■ Direction: Exactly as written, set down the lines from the top of the entries through the line bearing "0.009, 0.004, 0.001];", with every picture left out.

■ Entries shown:
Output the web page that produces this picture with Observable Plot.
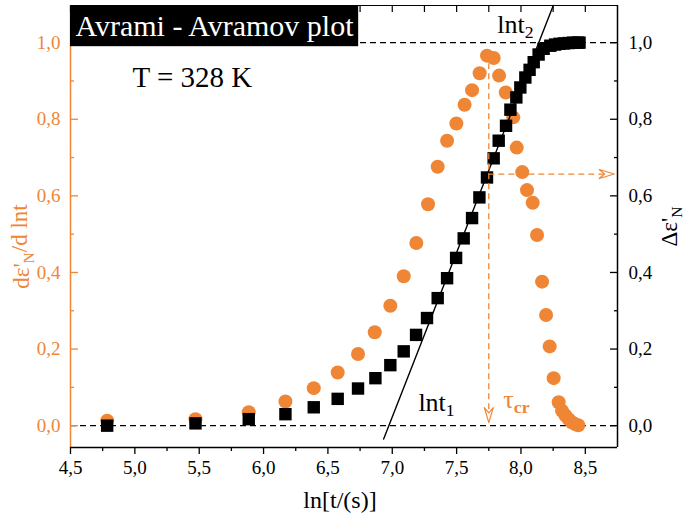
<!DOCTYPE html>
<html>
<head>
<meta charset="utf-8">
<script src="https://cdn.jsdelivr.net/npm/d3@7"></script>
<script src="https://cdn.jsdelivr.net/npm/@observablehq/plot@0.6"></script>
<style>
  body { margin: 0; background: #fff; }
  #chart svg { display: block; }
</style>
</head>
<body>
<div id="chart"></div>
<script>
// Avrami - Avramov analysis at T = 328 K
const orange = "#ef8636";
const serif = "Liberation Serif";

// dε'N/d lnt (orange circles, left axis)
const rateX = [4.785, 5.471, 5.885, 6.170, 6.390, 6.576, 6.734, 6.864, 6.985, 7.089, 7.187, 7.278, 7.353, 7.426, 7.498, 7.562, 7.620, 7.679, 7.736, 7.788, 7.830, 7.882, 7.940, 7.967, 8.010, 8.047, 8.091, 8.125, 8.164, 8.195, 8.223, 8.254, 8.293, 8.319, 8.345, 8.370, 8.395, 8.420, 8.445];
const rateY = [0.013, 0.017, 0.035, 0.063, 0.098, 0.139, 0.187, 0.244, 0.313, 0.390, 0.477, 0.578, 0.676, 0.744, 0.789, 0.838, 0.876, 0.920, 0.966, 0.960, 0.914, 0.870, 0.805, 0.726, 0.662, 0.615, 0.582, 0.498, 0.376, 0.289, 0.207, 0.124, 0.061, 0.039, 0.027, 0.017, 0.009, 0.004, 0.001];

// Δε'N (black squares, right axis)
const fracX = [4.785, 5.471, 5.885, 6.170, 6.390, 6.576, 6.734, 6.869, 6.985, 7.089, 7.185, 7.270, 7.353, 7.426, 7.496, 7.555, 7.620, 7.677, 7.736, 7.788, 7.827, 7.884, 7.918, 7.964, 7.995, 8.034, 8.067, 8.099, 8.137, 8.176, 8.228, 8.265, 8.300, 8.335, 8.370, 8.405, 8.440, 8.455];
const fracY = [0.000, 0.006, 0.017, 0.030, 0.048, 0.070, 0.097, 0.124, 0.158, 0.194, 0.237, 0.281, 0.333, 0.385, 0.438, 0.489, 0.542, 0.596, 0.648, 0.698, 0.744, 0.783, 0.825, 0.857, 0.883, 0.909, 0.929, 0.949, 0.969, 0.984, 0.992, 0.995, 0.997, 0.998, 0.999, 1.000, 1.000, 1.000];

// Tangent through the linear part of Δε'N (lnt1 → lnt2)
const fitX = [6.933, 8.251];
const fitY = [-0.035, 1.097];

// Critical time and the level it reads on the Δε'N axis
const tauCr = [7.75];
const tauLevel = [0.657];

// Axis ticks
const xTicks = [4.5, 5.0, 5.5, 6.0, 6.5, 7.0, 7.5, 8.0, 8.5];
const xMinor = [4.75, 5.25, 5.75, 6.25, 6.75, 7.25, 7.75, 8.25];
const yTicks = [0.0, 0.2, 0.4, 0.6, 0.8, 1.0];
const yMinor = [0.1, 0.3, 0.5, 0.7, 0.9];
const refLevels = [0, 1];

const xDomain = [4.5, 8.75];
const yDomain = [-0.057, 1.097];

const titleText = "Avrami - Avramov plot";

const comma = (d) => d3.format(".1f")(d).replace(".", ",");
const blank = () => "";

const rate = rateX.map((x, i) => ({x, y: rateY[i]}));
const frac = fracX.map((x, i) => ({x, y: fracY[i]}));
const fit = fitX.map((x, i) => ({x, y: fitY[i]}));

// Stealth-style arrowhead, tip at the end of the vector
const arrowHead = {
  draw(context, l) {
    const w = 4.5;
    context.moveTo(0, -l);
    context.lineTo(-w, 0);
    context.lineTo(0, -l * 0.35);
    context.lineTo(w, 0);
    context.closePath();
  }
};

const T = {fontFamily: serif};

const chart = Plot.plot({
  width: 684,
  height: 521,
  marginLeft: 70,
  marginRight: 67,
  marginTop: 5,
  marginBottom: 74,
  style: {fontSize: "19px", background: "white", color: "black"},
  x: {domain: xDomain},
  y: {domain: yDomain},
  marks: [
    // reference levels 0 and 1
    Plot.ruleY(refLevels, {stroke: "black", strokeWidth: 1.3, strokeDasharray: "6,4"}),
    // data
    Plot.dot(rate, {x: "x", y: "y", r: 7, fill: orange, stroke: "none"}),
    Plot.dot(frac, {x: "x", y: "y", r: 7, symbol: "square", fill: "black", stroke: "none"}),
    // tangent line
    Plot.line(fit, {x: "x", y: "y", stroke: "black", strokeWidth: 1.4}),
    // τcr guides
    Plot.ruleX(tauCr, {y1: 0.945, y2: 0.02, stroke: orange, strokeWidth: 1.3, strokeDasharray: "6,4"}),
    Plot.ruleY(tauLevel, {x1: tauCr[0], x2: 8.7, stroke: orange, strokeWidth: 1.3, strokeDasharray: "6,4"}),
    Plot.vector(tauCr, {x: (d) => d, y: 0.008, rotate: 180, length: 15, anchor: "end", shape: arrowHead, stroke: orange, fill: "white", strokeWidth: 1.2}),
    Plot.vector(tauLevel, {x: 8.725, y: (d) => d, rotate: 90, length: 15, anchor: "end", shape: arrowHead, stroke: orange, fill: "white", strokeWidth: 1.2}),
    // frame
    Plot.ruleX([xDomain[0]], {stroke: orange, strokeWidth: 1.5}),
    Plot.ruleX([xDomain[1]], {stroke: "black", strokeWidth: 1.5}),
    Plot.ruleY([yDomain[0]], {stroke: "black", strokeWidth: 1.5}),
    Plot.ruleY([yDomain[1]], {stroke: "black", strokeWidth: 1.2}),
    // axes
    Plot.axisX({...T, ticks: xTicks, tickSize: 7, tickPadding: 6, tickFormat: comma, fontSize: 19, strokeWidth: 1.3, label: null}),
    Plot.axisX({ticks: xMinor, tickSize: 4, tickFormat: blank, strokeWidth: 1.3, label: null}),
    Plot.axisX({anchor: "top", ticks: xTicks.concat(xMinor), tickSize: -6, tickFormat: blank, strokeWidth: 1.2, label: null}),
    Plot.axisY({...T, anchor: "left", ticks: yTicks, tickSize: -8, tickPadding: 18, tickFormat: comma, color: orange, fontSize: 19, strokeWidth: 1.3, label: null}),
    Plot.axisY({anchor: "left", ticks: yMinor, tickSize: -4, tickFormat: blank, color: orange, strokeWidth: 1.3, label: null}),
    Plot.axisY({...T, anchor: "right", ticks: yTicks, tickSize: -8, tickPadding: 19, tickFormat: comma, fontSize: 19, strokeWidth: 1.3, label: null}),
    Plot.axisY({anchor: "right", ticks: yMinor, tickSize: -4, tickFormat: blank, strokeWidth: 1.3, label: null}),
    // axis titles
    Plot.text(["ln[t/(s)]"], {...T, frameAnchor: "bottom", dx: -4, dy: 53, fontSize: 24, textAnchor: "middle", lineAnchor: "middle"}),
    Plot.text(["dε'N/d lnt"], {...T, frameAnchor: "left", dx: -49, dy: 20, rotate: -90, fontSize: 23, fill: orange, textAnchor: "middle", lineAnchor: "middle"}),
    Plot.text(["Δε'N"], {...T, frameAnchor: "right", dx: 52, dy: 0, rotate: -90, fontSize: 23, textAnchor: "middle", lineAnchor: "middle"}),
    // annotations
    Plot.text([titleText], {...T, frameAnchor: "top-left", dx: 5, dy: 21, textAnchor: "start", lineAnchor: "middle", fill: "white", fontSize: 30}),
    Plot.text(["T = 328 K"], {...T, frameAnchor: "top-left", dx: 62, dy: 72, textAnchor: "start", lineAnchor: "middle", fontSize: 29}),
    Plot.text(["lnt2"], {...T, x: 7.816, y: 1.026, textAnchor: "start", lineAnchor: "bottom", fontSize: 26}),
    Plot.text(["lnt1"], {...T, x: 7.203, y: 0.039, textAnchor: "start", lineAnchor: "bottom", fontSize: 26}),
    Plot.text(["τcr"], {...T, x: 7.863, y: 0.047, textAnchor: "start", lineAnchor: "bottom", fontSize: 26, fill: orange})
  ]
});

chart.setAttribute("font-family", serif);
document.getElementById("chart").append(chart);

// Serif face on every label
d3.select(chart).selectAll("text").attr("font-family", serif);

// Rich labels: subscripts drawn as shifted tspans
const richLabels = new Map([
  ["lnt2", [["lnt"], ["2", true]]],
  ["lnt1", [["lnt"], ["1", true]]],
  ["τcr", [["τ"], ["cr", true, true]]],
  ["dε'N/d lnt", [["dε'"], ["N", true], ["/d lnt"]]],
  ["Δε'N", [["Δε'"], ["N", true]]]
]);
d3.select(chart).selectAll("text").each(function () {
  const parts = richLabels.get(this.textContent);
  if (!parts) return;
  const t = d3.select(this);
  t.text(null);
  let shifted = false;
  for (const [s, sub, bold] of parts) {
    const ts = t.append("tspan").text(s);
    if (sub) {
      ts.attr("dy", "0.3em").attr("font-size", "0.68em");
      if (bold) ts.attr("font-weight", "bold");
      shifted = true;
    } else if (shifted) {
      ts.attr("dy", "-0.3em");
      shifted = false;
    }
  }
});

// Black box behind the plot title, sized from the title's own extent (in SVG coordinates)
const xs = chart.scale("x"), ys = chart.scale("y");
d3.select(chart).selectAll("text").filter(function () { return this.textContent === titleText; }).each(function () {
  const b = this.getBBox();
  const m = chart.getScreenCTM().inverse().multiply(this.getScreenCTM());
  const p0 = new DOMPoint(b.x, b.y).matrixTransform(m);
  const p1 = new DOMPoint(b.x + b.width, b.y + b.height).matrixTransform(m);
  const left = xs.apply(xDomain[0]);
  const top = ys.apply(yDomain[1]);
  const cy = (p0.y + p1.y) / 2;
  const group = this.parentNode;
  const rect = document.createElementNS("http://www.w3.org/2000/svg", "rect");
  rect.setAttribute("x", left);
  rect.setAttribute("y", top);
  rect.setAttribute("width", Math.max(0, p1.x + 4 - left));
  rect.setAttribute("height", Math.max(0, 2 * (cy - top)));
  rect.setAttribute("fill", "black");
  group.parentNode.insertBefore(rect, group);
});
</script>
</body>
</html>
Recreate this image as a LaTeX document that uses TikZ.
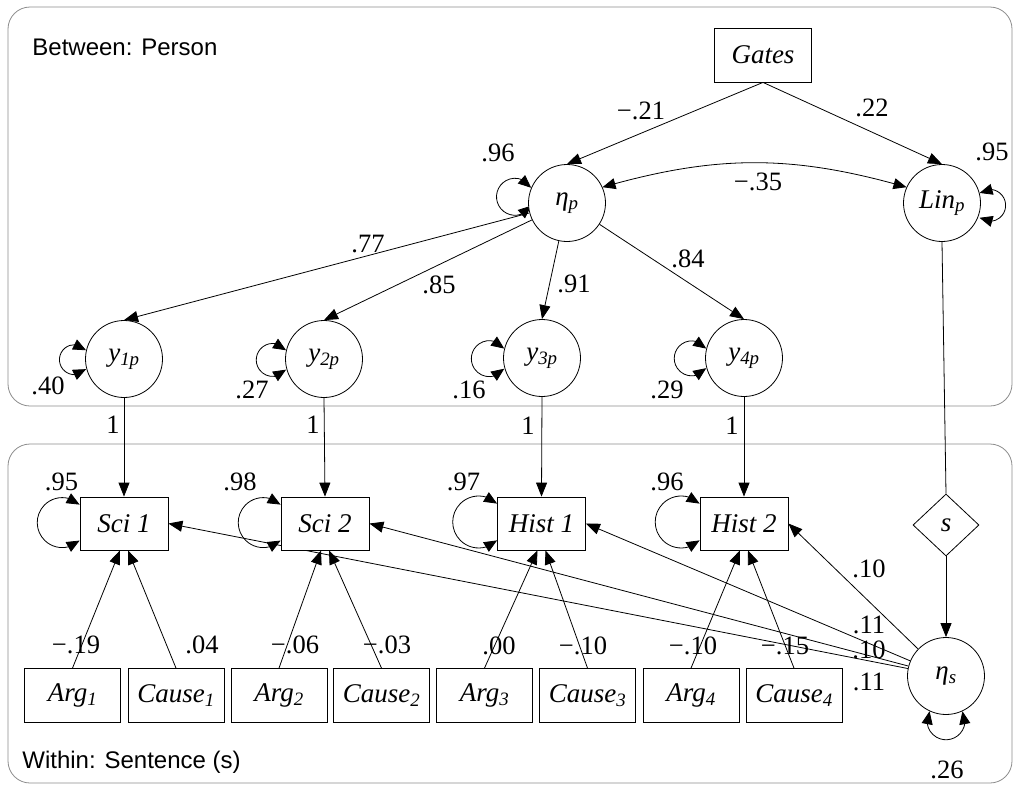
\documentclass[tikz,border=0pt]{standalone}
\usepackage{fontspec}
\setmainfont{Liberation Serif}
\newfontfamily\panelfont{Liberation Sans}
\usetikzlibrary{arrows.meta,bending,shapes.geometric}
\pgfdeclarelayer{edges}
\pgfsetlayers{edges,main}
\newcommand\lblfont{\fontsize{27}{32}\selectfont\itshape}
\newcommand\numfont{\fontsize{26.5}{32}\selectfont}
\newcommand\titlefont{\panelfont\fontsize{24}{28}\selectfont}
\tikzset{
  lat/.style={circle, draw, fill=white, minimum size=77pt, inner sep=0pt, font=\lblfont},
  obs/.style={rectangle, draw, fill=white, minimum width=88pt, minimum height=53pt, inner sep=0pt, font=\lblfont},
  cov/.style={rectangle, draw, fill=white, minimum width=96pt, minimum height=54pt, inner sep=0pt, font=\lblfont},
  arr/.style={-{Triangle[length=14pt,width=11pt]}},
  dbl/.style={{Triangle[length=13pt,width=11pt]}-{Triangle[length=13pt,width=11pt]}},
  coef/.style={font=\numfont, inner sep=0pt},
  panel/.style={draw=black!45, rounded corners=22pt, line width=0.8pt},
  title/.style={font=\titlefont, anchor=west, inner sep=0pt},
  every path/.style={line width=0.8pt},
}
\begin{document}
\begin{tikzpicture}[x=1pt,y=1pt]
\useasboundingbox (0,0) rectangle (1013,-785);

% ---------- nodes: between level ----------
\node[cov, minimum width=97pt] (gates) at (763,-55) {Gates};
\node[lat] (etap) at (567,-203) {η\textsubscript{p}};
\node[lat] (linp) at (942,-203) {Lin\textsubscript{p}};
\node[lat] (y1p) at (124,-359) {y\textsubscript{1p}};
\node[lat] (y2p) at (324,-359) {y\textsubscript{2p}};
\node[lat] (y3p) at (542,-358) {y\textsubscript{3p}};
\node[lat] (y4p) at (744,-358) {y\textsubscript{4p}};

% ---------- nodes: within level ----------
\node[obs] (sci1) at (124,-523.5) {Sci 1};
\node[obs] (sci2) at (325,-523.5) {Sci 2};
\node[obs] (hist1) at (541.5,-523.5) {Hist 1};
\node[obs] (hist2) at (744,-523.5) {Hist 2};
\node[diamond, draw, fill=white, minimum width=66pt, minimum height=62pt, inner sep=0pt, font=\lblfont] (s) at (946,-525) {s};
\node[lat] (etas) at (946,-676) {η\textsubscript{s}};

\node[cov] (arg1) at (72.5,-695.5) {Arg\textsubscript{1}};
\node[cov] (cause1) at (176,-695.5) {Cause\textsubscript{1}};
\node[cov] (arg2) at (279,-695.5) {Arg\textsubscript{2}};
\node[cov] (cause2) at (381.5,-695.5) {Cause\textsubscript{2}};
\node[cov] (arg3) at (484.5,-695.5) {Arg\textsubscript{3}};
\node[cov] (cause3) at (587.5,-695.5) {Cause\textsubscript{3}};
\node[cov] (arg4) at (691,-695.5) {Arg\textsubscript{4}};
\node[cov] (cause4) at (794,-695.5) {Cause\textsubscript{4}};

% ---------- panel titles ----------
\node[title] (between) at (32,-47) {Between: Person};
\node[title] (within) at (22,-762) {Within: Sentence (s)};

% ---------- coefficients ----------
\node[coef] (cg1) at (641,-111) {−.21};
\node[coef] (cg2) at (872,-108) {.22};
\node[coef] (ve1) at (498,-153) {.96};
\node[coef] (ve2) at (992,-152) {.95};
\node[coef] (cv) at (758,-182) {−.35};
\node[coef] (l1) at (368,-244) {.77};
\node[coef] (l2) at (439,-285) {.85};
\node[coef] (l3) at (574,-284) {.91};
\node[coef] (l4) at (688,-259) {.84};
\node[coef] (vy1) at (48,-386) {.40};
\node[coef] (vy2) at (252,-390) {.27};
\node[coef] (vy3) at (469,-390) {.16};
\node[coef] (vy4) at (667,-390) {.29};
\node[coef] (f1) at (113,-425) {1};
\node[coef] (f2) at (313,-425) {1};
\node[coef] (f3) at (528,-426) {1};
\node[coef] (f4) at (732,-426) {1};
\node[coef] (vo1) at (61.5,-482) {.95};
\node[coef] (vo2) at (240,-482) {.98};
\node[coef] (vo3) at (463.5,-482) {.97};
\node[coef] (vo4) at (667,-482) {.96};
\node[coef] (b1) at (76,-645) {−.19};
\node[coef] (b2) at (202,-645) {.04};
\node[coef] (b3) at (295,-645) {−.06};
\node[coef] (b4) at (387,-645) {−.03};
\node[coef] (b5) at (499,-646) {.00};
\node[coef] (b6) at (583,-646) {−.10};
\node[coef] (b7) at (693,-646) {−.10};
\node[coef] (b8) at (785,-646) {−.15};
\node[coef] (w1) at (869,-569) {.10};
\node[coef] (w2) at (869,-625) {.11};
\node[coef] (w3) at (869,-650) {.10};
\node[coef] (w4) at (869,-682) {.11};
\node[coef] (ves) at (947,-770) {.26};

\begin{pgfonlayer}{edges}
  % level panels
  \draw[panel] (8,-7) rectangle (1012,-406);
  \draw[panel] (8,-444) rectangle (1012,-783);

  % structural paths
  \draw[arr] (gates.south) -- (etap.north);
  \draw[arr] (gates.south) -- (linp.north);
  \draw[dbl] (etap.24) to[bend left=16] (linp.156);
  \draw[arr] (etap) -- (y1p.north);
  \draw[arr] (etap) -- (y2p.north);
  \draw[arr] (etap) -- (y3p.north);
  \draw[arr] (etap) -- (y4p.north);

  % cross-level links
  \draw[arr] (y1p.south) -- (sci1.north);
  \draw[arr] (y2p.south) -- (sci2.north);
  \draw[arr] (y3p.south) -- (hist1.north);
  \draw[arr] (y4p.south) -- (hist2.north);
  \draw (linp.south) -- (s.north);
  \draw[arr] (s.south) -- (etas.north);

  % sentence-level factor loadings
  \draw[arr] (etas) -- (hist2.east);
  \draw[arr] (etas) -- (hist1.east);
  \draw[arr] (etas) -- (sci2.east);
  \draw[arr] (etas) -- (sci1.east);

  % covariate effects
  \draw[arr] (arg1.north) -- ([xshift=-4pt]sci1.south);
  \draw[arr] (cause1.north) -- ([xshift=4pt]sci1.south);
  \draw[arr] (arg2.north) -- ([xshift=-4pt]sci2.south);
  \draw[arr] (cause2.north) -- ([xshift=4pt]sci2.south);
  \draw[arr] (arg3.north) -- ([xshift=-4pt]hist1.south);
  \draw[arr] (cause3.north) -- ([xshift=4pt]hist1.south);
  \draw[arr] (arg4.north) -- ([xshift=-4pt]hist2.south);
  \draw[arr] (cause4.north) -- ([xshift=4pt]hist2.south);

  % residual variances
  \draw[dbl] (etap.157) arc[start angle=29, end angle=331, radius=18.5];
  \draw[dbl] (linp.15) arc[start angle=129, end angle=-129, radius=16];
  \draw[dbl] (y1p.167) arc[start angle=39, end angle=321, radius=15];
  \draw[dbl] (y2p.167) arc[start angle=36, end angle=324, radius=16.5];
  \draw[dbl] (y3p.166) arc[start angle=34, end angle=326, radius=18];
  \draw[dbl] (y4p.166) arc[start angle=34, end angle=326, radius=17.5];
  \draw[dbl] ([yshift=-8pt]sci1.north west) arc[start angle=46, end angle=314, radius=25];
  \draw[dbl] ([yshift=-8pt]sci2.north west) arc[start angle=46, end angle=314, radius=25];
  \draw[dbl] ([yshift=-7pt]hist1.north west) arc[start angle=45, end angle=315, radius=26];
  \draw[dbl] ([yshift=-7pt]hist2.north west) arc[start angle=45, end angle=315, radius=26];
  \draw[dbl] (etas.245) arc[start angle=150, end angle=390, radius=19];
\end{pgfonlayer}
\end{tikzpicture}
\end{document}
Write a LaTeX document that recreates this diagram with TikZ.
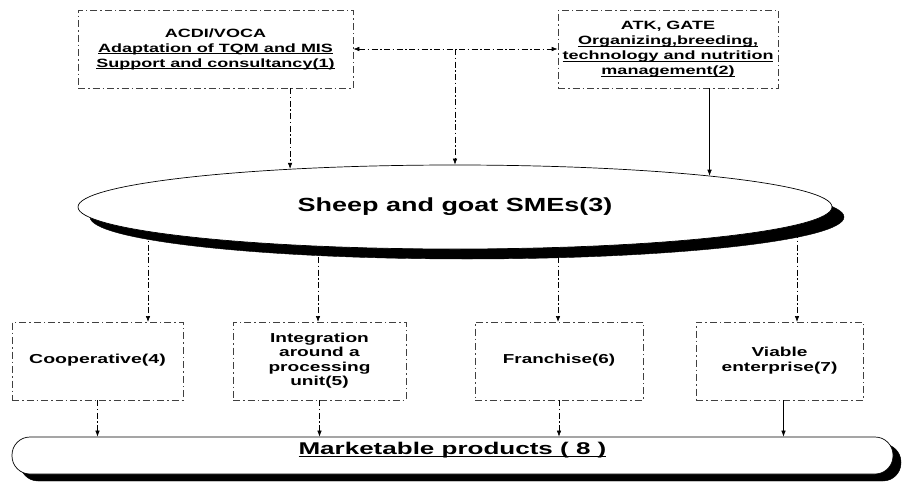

■ Exercise answer:
Output the web page that produces this picture with Observable Plot.
<!DOCTYPE html>
<html>
<head>
<meta charset="utf-8">
<script src="https://cdn.jsdelivr.net/npm/d3@7"></script>
<script src="https://cdn.jsdelivr.net/npm/@observablehq/plot@0.6"></script>
<style>
  body { margin: 0; background: #fff; }
  #chart svg { display: block; }
</style>
</head>
<body>
<div id="chart"></div>
<script>
// Avrami - Avramov analysis at T = 328 K
const orange = "#ef8636";
const serif = "Liberation Serif";

// dε'N/d lnt (orange circles, left axis)
const rateX = [4.785, 5.471, 5.885, 6.170, 6.390, 6.576, 6.734, 6.864, 6.985, 7.089, 7.187, 7.278, 7.353, 7.426, 7.498, 7.562, 7.620, 7.679, 7.736, 7.788, 7.830, 7.882, 7.940, 7.967, 8.010, 8.047, 8.091, 8.125, 8.164, 8.195, 8.223, 8.254, 8.293, 8.319, 8.345, 8.370, 8.395, 8.420, 8.445];
const rateY = [0.013, 0.017, 0.035, 0.063, 0.098, 0.139, 0.187, 0.244, 0.313, 0.390, 0.477, 0.578, 0.676, 0.744, 0.789, 0.838, 0.876, 0.920, 0.966, 0.960, 0.914, 0.870, 0.805, 0.726, 0.662, 0.615, 0.582, 0.498, 0.376, 0.289, 0.207, 0.124, 0.061, 0.039, 0.027, 0.017, 0.009, 0.004, 0.001];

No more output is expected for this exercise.